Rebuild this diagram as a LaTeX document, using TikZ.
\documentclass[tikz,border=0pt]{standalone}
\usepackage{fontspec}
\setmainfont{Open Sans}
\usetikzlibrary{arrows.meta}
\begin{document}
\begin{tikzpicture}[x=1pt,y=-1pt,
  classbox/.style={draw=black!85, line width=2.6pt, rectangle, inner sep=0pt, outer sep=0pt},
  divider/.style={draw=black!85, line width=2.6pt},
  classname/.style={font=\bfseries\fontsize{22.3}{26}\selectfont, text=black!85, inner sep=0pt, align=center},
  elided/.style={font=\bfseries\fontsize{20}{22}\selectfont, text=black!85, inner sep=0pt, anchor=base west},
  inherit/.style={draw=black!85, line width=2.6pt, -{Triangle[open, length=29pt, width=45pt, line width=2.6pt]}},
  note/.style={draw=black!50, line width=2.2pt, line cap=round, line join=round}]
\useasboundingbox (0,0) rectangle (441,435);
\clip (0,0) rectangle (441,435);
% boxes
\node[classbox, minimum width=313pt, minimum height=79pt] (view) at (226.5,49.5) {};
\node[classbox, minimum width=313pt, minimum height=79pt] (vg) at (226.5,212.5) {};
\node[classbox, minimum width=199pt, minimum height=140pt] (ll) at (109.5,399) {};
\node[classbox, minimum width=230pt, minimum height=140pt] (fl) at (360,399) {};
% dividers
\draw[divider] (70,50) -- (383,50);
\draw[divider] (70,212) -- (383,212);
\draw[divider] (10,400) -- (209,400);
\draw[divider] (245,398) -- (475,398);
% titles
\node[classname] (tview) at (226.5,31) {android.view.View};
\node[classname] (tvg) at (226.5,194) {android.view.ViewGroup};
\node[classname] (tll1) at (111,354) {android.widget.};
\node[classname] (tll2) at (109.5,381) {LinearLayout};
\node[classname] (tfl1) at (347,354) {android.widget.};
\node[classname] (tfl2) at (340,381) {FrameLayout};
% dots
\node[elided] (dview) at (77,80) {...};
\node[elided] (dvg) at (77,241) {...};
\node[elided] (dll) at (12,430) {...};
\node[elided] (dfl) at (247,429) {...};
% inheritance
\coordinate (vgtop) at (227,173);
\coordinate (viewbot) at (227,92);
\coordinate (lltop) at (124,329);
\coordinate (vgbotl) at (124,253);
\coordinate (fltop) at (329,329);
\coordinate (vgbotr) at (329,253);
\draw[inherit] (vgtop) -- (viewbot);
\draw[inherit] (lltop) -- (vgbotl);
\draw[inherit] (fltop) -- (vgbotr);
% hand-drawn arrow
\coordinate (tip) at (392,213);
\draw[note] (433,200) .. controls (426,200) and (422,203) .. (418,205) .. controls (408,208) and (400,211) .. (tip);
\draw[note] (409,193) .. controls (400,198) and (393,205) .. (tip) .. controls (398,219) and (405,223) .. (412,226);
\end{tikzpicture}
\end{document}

● **EXERCISE BRIEF**:
Retype the whole listing, matching it exactly.

● **THE REPLY**:
Rebuild this diagram as a LaTeX document, using TikZ.
\documentclass[tikz,border=0pt]{standalone}
\usepackage{fontspec}
\setmainfont{Open Sans}
\usetikzlibrary{arrows.meta}
\begin{document}
\begin{tikzpicture}[x=1pt,y=-1pt,
  classbox/.style={draw=black!85, line width=2.6pt, rectangle, inner sep=0pt, outer sep=0pt},
  divider/.style={draw=black!85, line width=2.6pt},
  classname/.style={font=\bfseries\fontsize{22.3}{26}\selectfont, text=black!85, inner sep=0pt, align=center},
  elided/.style={font=\bfseries\fontsize{20}{22}\selectfont, text=black!85, inner sep=0pt, anchor=base west},
  inherit/.style={draw=black!85, line width=2.6pt, -{Triangle[open, length=29pt, width=45pt, line width=2.6pt]}},
  note/.style={draw=black!50, line width=2.2pt, line cap=round, line join=round}]
\useasboundingbox (0,0) rectangle (441,435);
\clip (0,0) rectangle (441,435);
% boxes
\node[classbox, minimum width=313pt, minimum height=79pt] (view) at (226.5,49.5) {};
\node[classbox, minimum width=313pt, minimum height=79pt] (vg) at (226.5,212.5) {};
\node[classbox, minimum width=199pt, minimum height=140pt] (ll) at (109.5,399) {};
\node[classbox, minimum width=230pt, minimum height=140pt] (fl) at (360,399) {};
% dividers
\draw[divider] (70,50) -- (383,50);
\draw[divider] (70,212) -- (383,212);
\draw[divider] (10,400) -- (209,400);
\draw[divider] (245,398) -- (475,398);
% titles
\node[classname] (tview) at (226.5,31) {android.view.View};
\node[classname] (tvg) at (226.5,194) {android.view.ViewGroup};
\node[classname] (tll1) at (111,354) {android.widget.};
\node[classname] (tll2) at (109.5,381) {LinearLayout};
\node[classname] (tfl1) at (347,354) {android.widget.};
\node[classname] (tfl2) at (340,381) {FrameLayout};
% dots
\node[elided] (dview) at (77,80) {...};
\node[elided] (dvg) at (77,241) {...};
\node[elided] (dll) at (12,430) {...};
\node[elided] (dfl) at (247,429) {...};
% inheritance
\coordinate (vgtop) at (227,173);
\coordinate (viewbot) at (227,92);
\coordinate (lltop) at (124,329);
\coordinate (vgbotl) at (124,253);
\coordinate (fltop) at (329,329);
\coordinate (vgbotr) at (329,253);
\draw[inherit] (vgtop) -- (viewbot);
\draw[inherit] (lltop) -- (vgbotl);
\draw[inherit] (fltop) -- (vgbotr);
% hand-drawn arrow
\coordinate (tip) at (392,213);
\draw[note] (433,200) .. controls (426,200) and (422,203) .. (418,205) .. controls (408,208) and (400,211) .. (tip);
\draw[note] (409,193) .. controls (400,198) and (393,205) .. (tip) .. controls (398,219) and (405,223) .. (412,226);
\end{tikzpicture}
\end{document}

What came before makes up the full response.